* _YOUR INSTRUCTIONS_
Where a line contains the string "matplotlib", copy that line.

* _SOURCE MATERIAL_
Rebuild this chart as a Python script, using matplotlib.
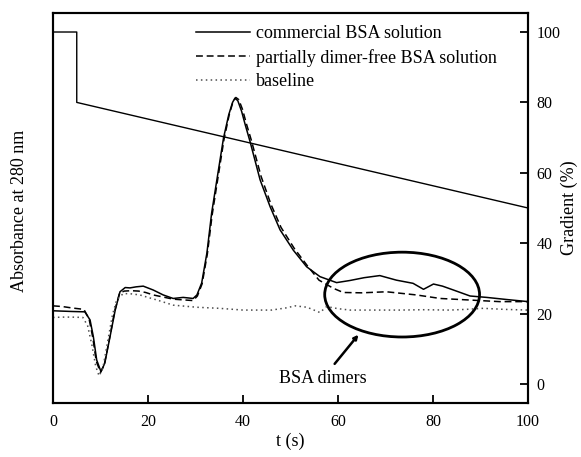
import matplotlib
matplotlib.use("Agg")
import matplotlib.pyplot as plt
from matplotlib.patches import Ellipse

plt.rcParams["font.family"] = ["Liberation Serif", "DejaVu Serif"]
plt.rcParams["font.size"] = 13

# absorbance traces (arbitrary units, plotted on the same scale as the gradient axis)
t_com = [0, 2, 4, 6.7, 7.8, 8.5, 9.2, 10.1, 10.9, 12.0, 13.1, 14.1, 15.2, 16.2, 17.5, 19.0,
         21.1, 23.2, 25.3, 27.4, 29.5, 30.3, 31.3, 32.4, 33.4, 34.5, 35.9, 37.0, 37.8, 38.3,
         38.9, 39.7, 40.5, 41.5, 43.6, 45.7, 47.8, 50.6, 53.4, 56.2, 59.7, 62.5, 65.5, 68.8,
         72.3, 75.8, 78.0, 80.1, 82.0, 84.3, 87.8, 91.3, 95.5, 100]
a_com = [20.8, 20.7, 20.6, 20.5, 18.2, 13.4, 6.8, 3.5, 5.9, 13.4, 21.0, 26.2, 27.4, 27.3, 27.6, 27.8,
         26.7, 25.3, 24.3, 24.6, 24.3, 25.3, 28.7, 37.2, 48.6, 58.0, 69.9, 76.5, 80.0, 81.2,
         80.5, 77.5, 73.5, 68.8, 58.0, 50.4, 43.8, 38.0, 33.3, 30.5, 28.8, 29.4, 30.2, 30.8,
         29.5, 28.6, 26.9, 28.4, 27.8, 26.7, 25.0, 24.6, 24.0, 23.4]

t_free = [0, 2, 4, 6.5, 7.6, 8.4, 9.1, 10.0, 10.8, 11.9, 13.0, 14.0, 15.0, 16.5, 18.0, 19.5,
          21.1, 23.2, 25.3, 27.4, 29.5, 30.4, 31.4, 32.5, 33.5, 34.6, 36.0, 37.1, 37.9, 38.5,
          39.1, 39.9, 40.7, 41.7, 43.8, 45.9, 48.0, 50.8, 53.6, 56.0, 59.0, 61.1, 65.0, 70.2,
          76.5, 81.5, 87.1, 94.0, 100]
a_free = [22.2, 22.0, 21.6, 21.2, 18.5, 13.0, 6.5, 3.3, 5.5, 13.0, 20.8, 25.8, 26.4, 26.5, 26.4, 26.0,
          25.3, 24.7, 24.1, 23.9, 23.7, 25.0, 28.5, 37.0, 48.0, 57.5, 69.5, 76.5, 80.2, 81.4,
          80.8, 78.0, 74.0, 69.5, 59.0, 51.0, 44.5, 38.5, 33.5, 29.5, 27.2, 26.0, 25.9, 26.2,
          25.3, 24.3, 23.9, 23.4, 23.4]

t_base = [0, 2, 4, 6.3, 7.3, 8.2, 9.0, 9.7, 10.5, 11.5, 12.5, 13.4, 14.8, 16.5, 18.3, 20.0,
          21.8, 25.3, 30.3, 35.0, 40.0, 46.0, 49.0, 51.0, 53.5, 56.2, 57.6, 60.0, 62.5, 68.0,
          73.0, 78.0, 83.5, 87.0, 90.6, 95.0, 100]
a_base = [18.9, 19.0, 19.0, 18.9, 16.5, 11.0, 5.0, 2.3, 4.5, 12.0, 19.5, 23.9, 25.7, 25.6, 25.3, 24.6,
          23.9, 22.4, 21.8, 21.5, 21.0, 21.0, 21.6, 22.2, 21.8, 20.3, 22.0, 21.4, 21.0, 21.0,
          21.0, 21.1, 21.0, 21.2, 21.5, 21.2, 21.0]

# gradient programme (%)
t_grad = [0, 5, 5, 100]
g_grad = [100, 100, 80, 50]

W, H = 581, 457
fig = plt.figure(figsize=(W / 100, H / 100), dpi=100)
ax = fig.add_axes([53 / W, 54 / H, 475 / W, 390 / H])
ax2 = ax.twinx()

ylim = (-5.4, 105.4)
ax.set_xlim(0, 100)
ax.set_ylim(*ylim)
ax2.set_ylim(*ylim)

h1, = ax.plot(t_com, a_com, color="black", lw=1.1, ls="-", label="commercial BSA solution")
h2, = ax.plot(t_free, a_free, color="black", lw=1.1, ls=(0, (4.5, 2.5)),
              label="partially dimer-free BSA solution")
h3, = ax.plot(t_base, a_base, color="0.3", lw=1.1, ls=(0, (1, 2.2)), label="baseline")
ax2.plot(t_grad, g_grad, color="black", lw=1.0)

# highlight the dimer region
ell = Ellipse((73.5, 25.4), 32.6, 24.1, fill=False, lw=2.0, ec="black")
ax.add_patch(ell)
ax.annotate("BSA dimers", xy=(64.3, 14.0), xytext=(56.8, 1.6),
            ha="center", va="center", fontsize=13,
            arrowprops=dict(arrowstyle="-|>", lw=1.8, color="black",
                            mutation_scale=6, shrinkA=3, shrinkB=0))

ax.set_xticks([0, 20, 40, 60, 80, 100])
ax.tick_params(axis="x", direction="in", length=6, width=1.3, pad=8, labelsize=11.5)
ax.set_yticks([])
ax2.set_yticks([0, 20, 40, 60, 80, 100])
ax2.tick_params(axis="y", direction="in", length=6, width=1.3, pad=6, labelsize=11.5)
for a in (ax, ax2):
    for s in a.spines.values():
        s.set_linewidth(1.5)

fig.text(290 / W, 1 - 441 / H, "t (s)", ha="center", va="center")
fig.text(20 / W, 1 - 211 / H, "Absorbance at 280 nm", rotation=90, ha="center", va="center")
fig.text(569 / W, 1 - 208 / H, "Gradient (%)", rotation=90, ha="center", va="center")

ax.legend(handles=[h1, h2, h3], loc="upper left", bbox_to_anchor=(0.301, 0.968),
          frameon=False, handlelength=3.0, handletextpad=0.33, labelspacing=0.35,
          borderpad=0, borderaxespad=0)

fig.savefig("out.png", dpi=100)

* _CORRECT RESULT_
Rebuild this chart as a Python script, using matplotlib.
import matplotlib
matplotlib.use("Agg")
import matplotlib.pyplot as plt
from matplotlib.patches import Ellipse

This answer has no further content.